▶ DIRECTION: Everything from the line with "Recreate this image" through the line with "left_totals = [22488, 21590]", inclusive, should be repeated exactly, except the pictures.

▶ ITEMS:
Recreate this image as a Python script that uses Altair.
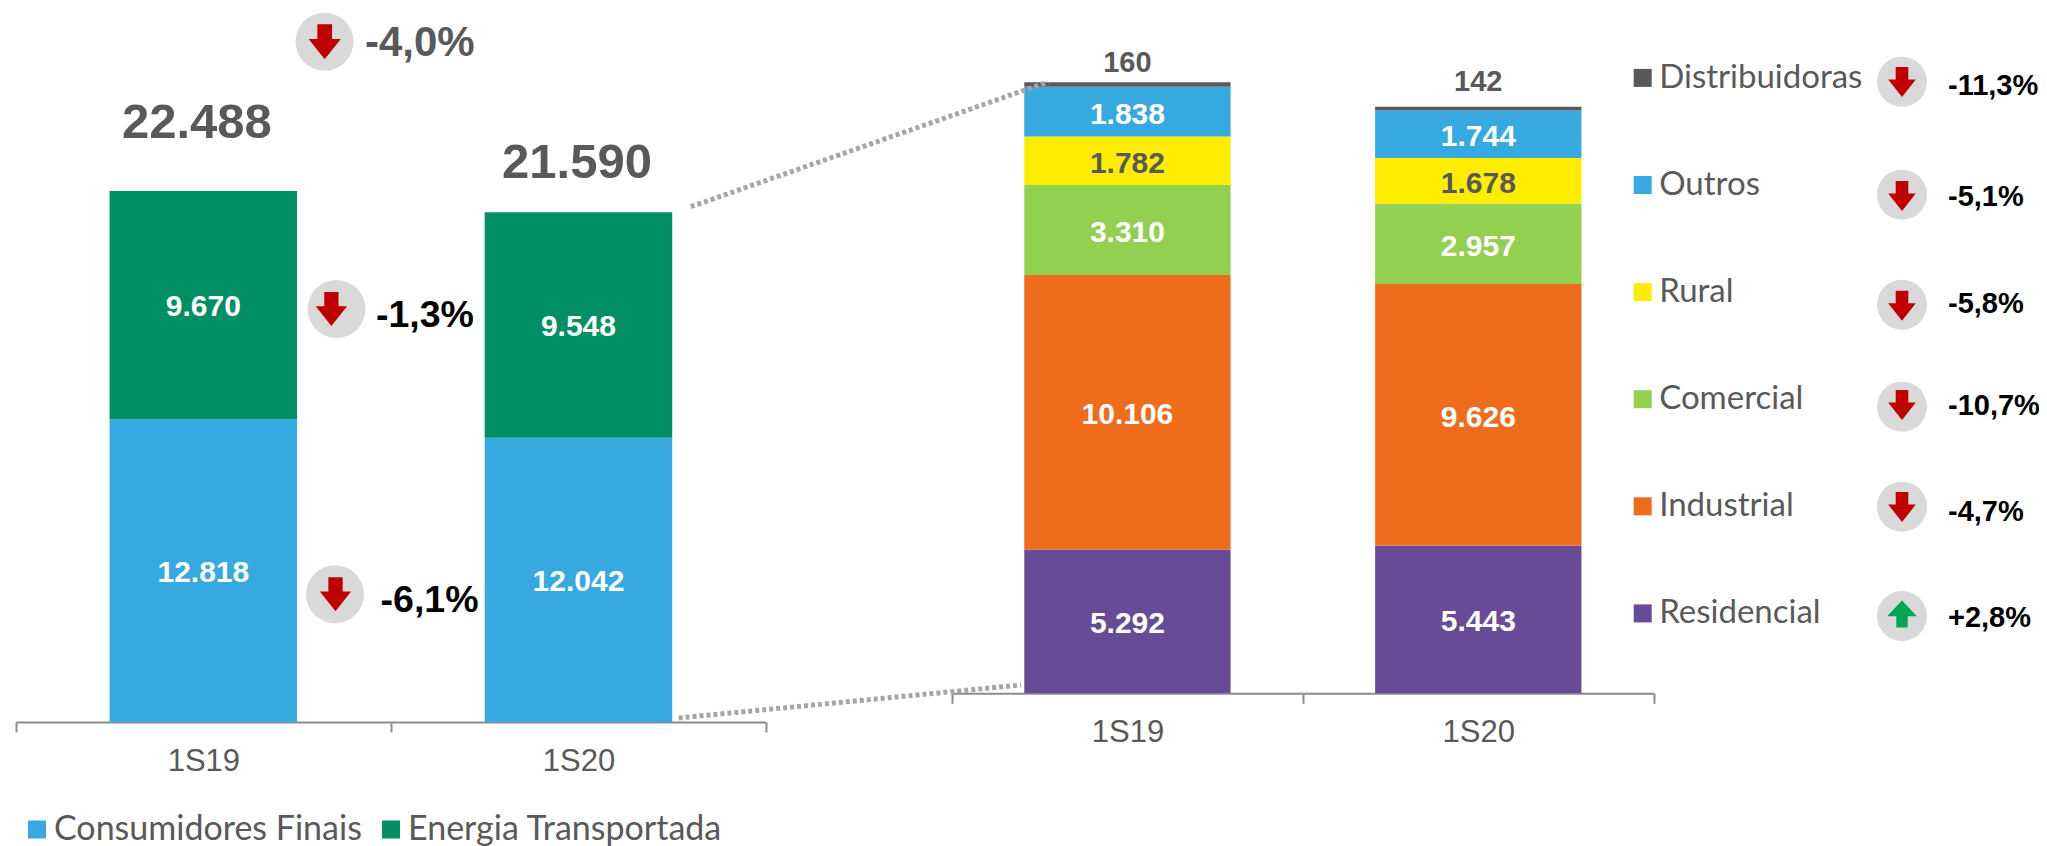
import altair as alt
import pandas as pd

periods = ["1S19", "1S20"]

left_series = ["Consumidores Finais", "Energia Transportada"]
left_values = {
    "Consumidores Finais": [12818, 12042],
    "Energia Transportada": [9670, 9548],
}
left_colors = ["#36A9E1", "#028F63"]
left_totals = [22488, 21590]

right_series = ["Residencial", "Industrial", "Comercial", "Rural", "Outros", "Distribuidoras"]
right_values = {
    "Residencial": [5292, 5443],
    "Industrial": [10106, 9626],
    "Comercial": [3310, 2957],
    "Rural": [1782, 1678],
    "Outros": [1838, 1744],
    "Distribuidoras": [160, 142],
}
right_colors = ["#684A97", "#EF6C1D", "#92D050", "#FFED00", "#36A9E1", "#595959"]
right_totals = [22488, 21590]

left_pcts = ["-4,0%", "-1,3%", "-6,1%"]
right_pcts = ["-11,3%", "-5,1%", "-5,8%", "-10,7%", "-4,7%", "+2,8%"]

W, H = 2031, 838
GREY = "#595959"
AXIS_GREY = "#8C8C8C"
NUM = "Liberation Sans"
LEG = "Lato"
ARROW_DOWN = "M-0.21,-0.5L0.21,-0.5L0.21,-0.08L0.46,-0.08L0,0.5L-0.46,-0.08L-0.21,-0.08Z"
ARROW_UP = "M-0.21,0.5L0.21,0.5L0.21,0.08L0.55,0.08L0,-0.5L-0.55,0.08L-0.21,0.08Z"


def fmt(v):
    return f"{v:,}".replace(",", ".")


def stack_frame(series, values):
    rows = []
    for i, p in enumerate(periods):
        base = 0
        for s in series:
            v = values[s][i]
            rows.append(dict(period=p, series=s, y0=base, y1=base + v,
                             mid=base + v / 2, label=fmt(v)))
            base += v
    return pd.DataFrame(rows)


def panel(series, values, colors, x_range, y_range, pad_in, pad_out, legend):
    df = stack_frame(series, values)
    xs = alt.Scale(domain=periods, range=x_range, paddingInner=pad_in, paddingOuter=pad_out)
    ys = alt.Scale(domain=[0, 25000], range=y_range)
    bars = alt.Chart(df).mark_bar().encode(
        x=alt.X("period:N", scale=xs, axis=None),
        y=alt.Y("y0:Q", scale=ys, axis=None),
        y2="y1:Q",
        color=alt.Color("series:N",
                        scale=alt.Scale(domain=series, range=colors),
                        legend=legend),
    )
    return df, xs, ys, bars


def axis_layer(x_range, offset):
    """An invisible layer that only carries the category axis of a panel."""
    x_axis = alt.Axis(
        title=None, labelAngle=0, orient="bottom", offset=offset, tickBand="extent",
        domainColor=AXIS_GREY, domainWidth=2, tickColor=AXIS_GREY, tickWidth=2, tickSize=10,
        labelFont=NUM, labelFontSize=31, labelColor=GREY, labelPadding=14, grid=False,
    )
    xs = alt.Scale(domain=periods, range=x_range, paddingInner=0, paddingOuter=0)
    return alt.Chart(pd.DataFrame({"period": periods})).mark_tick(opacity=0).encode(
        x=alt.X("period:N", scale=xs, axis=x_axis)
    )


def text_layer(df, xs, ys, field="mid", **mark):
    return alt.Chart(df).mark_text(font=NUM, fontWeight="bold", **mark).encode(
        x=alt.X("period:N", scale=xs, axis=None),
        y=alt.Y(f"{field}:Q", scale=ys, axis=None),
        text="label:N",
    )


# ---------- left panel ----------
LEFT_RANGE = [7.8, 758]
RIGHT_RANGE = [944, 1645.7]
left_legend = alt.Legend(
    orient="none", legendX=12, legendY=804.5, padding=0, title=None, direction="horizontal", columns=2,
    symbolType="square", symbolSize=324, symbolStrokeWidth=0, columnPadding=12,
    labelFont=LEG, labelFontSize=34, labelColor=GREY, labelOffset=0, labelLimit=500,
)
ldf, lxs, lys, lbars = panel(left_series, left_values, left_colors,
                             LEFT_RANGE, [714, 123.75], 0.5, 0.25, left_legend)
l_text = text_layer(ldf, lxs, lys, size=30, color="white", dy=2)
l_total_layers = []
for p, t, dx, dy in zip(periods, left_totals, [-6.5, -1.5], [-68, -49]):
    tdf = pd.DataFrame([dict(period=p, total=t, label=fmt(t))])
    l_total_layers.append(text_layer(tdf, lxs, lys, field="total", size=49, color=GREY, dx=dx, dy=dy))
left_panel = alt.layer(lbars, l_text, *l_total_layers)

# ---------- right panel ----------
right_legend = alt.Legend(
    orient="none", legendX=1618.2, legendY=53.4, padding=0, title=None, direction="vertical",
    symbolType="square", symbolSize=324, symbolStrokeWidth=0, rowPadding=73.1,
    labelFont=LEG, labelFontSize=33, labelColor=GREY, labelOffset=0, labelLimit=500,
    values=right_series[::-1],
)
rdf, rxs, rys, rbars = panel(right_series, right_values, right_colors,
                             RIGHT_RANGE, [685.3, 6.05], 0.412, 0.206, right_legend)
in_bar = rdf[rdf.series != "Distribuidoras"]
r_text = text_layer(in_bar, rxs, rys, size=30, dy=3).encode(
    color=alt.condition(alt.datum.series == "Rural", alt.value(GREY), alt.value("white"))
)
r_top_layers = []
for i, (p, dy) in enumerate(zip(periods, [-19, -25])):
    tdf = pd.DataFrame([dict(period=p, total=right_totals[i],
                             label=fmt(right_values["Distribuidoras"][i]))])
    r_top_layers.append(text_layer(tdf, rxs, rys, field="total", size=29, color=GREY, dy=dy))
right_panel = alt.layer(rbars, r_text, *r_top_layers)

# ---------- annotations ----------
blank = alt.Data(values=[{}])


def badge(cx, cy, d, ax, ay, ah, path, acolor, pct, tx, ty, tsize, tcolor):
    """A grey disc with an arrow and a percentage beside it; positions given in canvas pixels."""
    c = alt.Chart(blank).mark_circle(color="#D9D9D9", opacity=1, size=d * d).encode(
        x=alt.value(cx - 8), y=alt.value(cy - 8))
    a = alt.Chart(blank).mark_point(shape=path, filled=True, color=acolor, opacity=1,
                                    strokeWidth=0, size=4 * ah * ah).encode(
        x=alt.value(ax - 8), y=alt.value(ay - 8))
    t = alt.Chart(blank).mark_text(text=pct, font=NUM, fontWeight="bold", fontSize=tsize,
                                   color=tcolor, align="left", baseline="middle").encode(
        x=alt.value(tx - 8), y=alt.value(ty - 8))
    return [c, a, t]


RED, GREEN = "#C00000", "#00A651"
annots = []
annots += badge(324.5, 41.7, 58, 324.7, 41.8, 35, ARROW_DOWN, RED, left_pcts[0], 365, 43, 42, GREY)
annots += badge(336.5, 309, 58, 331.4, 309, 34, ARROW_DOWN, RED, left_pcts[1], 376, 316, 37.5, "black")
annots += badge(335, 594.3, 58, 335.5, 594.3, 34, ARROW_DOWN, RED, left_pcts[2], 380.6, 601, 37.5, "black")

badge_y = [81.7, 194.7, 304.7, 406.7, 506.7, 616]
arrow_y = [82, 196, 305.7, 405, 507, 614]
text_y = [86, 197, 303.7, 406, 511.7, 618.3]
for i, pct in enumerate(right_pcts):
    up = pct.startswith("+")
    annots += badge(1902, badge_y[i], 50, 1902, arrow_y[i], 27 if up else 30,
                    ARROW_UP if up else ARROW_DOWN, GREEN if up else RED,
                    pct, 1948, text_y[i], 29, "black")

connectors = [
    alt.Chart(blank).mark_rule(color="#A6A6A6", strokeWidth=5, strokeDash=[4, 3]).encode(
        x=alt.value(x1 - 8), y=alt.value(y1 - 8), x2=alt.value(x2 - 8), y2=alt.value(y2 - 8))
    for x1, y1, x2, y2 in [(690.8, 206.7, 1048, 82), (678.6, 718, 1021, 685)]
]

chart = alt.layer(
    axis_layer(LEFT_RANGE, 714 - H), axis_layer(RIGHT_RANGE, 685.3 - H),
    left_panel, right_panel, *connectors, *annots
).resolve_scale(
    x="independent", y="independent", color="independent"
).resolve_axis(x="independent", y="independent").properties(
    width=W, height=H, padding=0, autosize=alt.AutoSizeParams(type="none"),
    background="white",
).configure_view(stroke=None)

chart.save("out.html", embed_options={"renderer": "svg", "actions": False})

* * *

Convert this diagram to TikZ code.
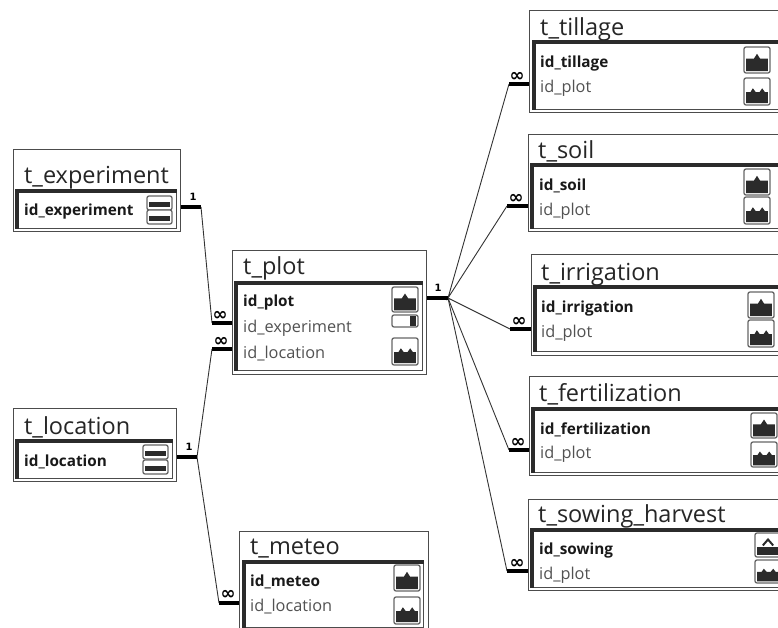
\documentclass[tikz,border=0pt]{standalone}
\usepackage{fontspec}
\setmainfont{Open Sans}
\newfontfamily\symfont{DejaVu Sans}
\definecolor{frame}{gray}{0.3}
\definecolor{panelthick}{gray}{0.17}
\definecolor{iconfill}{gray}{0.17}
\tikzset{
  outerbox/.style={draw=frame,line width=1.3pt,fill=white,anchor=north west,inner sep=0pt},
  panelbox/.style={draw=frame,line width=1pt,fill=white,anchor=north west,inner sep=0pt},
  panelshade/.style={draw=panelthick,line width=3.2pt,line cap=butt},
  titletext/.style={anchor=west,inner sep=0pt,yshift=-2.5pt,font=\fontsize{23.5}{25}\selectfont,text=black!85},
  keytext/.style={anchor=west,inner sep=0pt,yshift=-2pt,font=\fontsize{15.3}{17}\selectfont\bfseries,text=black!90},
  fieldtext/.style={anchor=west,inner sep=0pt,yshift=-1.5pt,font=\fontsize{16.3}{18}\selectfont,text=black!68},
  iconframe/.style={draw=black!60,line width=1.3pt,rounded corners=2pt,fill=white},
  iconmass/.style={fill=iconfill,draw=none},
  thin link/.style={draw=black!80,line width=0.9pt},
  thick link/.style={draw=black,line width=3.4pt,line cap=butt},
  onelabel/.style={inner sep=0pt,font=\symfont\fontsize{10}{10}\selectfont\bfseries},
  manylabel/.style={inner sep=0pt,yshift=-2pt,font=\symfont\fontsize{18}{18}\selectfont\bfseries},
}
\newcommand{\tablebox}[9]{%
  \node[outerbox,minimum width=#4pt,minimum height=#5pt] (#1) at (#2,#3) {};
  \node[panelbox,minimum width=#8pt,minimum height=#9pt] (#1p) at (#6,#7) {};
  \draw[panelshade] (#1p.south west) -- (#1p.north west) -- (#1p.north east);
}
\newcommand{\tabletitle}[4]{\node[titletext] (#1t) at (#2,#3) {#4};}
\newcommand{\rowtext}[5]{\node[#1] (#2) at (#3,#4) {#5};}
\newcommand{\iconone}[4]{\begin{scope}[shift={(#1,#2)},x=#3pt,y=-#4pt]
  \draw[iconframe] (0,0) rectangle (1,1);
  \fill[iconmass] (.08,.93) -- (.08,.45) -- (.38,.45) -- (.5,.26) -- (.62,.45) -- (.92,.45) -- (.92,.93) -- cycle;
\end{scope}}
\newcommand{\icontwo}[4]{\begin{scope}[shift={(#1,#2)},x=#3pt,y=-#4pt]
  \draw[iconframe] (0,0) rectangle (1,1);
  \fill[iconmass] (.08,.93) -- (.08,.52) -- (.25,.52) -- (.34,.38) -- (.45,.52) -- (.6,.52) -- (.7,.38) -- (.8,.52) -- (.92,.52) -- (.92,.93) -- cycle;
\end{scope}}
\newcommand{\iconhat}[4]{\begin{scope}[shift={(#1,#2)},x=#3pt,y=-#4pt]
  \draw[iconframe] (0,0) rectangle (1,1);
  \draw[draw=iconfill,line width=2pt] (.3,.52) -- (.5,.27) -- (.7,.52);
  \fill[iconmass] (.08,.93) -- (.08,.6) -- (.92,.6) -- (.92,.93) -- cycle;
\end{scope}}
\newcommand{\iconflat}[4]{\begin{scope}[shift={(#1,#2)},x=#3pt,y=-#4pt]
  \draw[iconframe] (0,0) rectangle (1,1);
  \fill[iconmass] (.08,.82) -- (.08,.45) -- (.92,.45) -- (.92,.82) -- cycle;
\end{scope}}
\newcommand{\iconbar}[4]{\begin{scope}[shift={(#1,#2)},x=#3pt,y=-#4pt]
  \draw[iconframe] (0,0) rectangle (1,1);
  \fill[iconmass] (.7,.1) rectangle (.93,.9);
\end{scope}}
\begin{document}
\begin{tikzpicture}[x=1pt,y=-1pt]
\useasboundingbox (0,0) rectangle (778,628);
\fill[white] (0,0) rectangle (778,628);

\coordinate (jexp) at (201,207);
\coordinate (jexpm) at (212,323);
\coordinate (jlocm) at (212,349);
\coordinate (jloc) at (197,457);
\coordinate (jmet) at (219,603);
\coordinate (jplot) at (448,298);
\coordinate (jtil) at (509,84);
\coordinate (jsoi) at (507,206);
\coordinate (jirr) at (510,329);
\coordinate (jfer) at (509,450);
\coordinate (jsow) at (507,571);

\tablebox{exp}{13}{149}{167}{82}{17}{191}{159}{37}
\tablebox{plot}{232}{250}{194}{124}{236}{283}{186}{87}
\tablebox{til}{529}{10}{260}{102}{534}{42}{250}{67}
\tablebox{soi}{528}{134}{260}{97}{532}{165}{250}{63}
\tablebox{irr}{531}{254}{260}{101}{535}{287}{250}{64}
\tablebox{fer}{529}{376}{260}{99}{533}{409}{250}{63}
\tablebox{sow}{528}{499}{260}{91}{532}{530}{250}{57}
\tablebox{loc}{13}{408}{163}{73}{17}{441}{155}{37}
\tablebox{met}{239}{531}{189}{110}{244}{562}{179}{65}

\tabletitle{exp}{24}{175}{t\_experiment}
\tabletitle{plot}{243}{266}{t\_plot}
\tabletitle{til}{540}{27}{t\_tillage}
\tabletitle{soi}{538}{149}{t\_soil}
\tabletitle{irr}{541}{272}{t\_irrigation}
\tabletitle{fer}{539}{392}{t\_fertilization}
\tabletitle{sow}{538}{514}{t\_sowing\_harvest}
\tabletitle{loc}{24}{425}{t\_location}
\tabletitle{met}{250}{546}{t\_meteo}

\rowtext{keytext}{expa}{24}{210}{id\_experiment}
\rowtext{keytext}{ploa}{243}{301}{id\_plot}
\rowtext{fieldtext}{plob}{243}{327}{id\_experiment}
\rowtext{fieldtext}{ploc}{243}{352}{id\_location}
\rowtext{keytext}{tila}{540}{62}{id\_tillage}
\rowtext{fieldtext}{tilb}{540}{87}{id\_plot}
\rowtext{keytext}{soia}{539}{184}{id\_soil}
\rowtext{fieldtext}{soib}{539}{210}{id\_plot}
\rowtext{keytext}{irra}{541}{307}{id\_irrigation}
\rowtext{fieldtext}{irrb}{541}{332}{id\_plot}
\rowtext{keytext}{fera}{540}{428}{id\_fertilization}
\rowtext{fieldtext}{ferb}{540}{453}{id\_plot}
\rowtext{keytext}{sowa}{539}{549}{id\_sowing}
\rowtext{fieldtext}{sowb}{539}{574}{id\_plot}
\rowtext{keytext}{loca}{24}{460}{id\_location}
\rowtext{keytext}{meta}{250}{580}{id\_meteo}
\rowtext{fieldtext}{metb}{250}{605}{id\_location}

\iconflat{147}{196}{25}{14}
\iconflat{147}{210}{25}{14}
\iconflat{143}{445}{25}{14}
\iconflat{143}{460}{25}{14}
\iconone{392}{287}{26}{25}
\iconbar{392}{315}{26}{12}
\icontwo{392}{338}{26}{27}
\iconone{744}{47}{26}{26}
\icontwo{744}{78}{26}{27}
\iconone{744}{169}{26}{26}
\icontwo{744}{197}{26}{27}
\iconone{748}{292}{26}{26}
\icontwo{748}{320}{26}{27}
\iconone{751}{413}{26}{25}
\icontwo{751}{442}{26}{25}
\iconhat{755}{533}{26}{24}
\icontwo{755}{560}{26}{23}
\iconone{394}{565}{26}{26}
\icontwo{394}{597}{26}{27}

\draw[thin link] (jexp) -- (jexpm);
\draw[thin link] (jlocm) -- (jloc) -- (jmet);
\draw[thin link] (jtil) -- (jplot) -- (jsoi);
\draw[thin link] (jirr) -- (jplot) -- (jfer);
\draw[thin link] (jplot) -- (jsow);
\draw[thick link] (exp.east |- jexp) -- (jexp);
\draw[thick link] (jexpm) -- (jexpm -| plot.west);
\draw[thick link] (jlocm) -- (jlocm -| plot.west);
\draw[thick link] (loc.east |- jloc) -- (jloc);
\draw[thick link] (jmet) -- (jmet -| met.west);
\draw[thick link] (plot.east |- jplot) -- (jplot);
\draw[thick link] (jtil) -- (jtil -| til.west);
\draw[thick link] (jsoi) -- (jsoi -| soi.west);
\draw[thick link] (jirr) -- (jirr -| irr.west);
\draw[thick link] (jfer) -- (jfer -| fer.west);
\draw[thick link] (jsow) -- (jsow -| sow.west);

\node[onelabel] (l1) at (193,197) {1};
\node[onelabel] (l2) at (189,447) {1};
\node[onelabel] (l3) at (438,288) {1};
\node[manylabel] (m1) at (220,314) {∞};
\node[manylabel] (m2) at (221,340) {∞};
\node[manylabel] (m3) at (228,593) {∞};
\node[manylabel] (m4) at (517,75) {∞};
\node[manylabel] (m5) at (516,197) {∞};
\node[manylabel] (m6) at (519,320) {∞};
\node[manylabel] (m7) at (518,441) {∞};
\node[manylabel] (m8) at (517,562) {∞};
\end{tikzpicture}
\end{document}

▶ SOLUTION BELOW:
Recreate this image as a Python script that uses Altair.
import altair as alt
import pandas as pd

periods = ["1S19", "1S20"]

left_series = ["Consumidores Finais", "Energia Transportada"]
left_values = {
    "Consumidores Finais": [12818, 12042],
    "Energia Transportada": [9670, 9548],
}
left_colors = ["#36A9E1", "#028F63"]
left_totals = [22488, 21590]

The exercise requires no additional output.